Turning on the computer I went to a message I had sent out before I opted to go with ‘my plan’. I drove out and bought a calendar and grabbed something to eat then I went back to the room instead of going to convention. You see I still couldn’t have done the noise of convention but the last thing God had told me to do was something I could do as I was and where I was… in the silence.
I prayed… this time for me and then turned on the computer checking to see if I had any confirmations regarding the mornings message regarding a mission trip to Ireland. As they texted back I logged us in and began putting the wheels in motion trusting God to pull it together and equip me to ready us.
Leaving Birmingham the next morning I took a long-cut to our cousin’s wedding and checked into a cheap hotel on the coast. In the silence, peace settled over me as gently as the cool coastal breeze that was drifting across me and the Lord sung over me. My head was giving me fits but O what a mighty God we serve.

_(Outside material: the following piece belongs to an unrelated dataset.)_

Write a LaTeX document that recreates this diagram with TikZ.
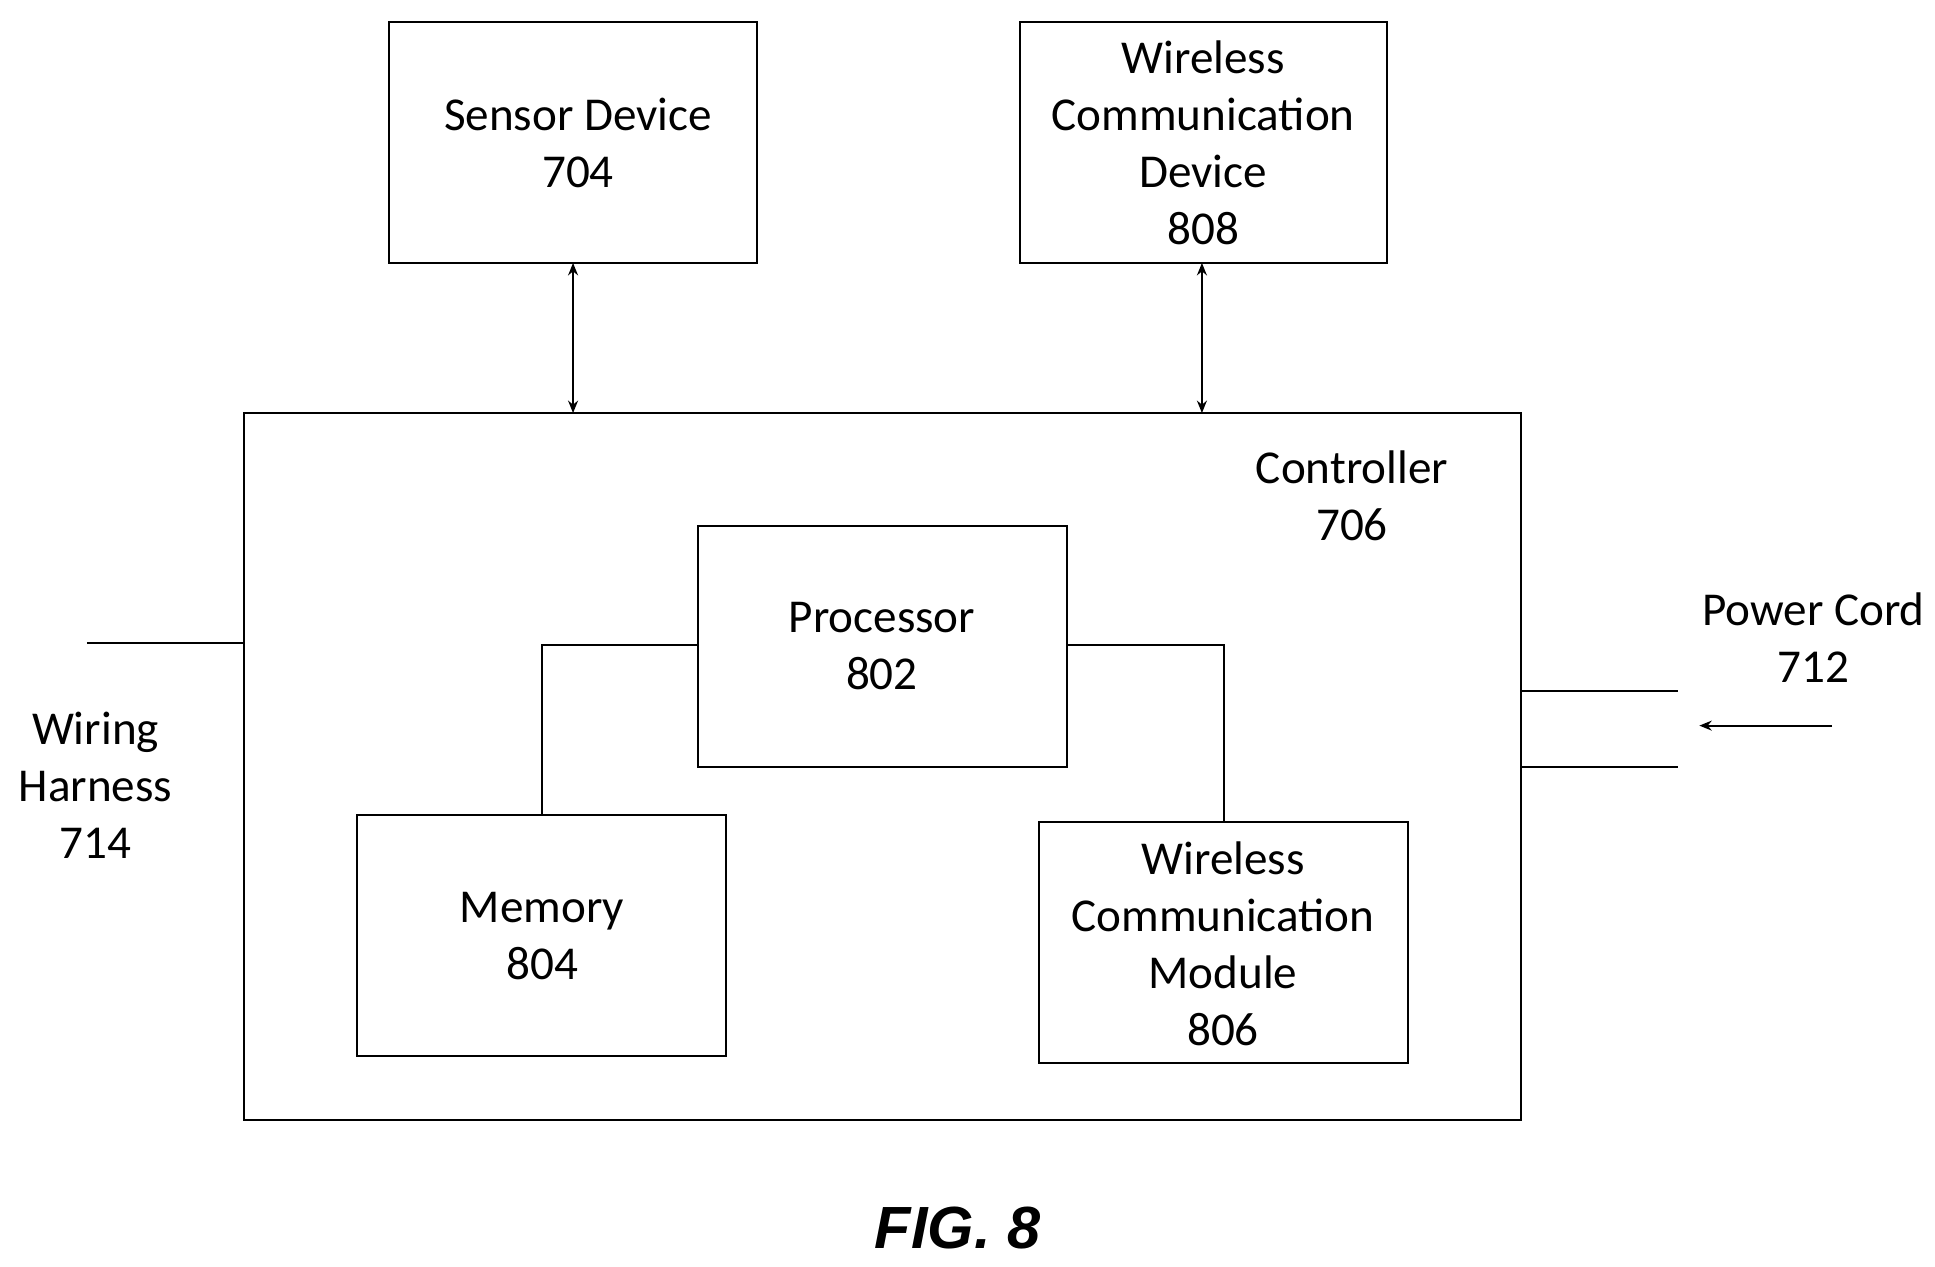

By the time I got home 2 days later I was in my sweet spot and ready to embrace whatever the Lord said was mine to do and there were 11 of us booked out for Ireland 2020. With my bags emptied and stowed I grabbed my Bible and journal and sat down at my desk. Raising my eyes I looked to the picture above my desk. In my heart that is me. A long, dark- haired woman walking on the beach at dusk looking to her right like she is conversing with a friend though she is very much alone.

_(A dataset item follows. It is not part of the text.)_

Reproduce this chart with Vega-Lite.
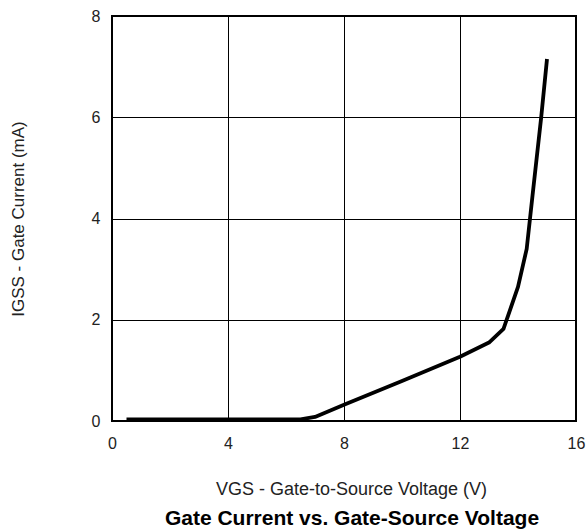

The scripture above her reads, ‘God is in the midst of her, she will not be moved.’
Oh but I had tried to move.
Dropping my eyes, my eyes fell to the sticky notes that I placed there in the winter of 2017 as God had begun walking me out of my mourning, toward something. I had initially stuck them there because I was having head issues and so I had had to keep revisiting the same things. So this time I wrote them out and stuck them where I would quickly remember instead of having to reconstruct it all.
There were options and questions like: Where should I live? What are my expenses? How will I provide for myself financially? How will I minister without Lenny? What is ideal vs reality? What else would I need to surrender?
Some of the questions had an X through them as God said, ‘No.’
Some had another sticky note over them with a date and one word: ANSWERED.
But as I sat there the notes that caught my eyes were the promises He had spoken to me in moments of stillness… in the silence of my quiet times:
Write the book and make disciples.
December 19, 2017 It is not about your plans or thoughts, Sherry. It’s My purposes and plans. I’ve got you in this.
WRITE. Write the book!
Mardi Gras Missions, Vieux Carre Baptist Church, Tom Builderback
Return to Ireland: 3 teams, Bible Study, discipleship and intentional evangelism
There it was, a beautiful reminder from God that He wasn’t calling me to a new thing but was continuing to forge me to walk into the original plans and purposes. The ones He had shared in the months following Lenny’s death.
Circumstances change. We change. But God is faithful. His words are eternal and true and that includes the ones in the Bible, as well as, the ones His Spirit speaks to our hearts… in the silence.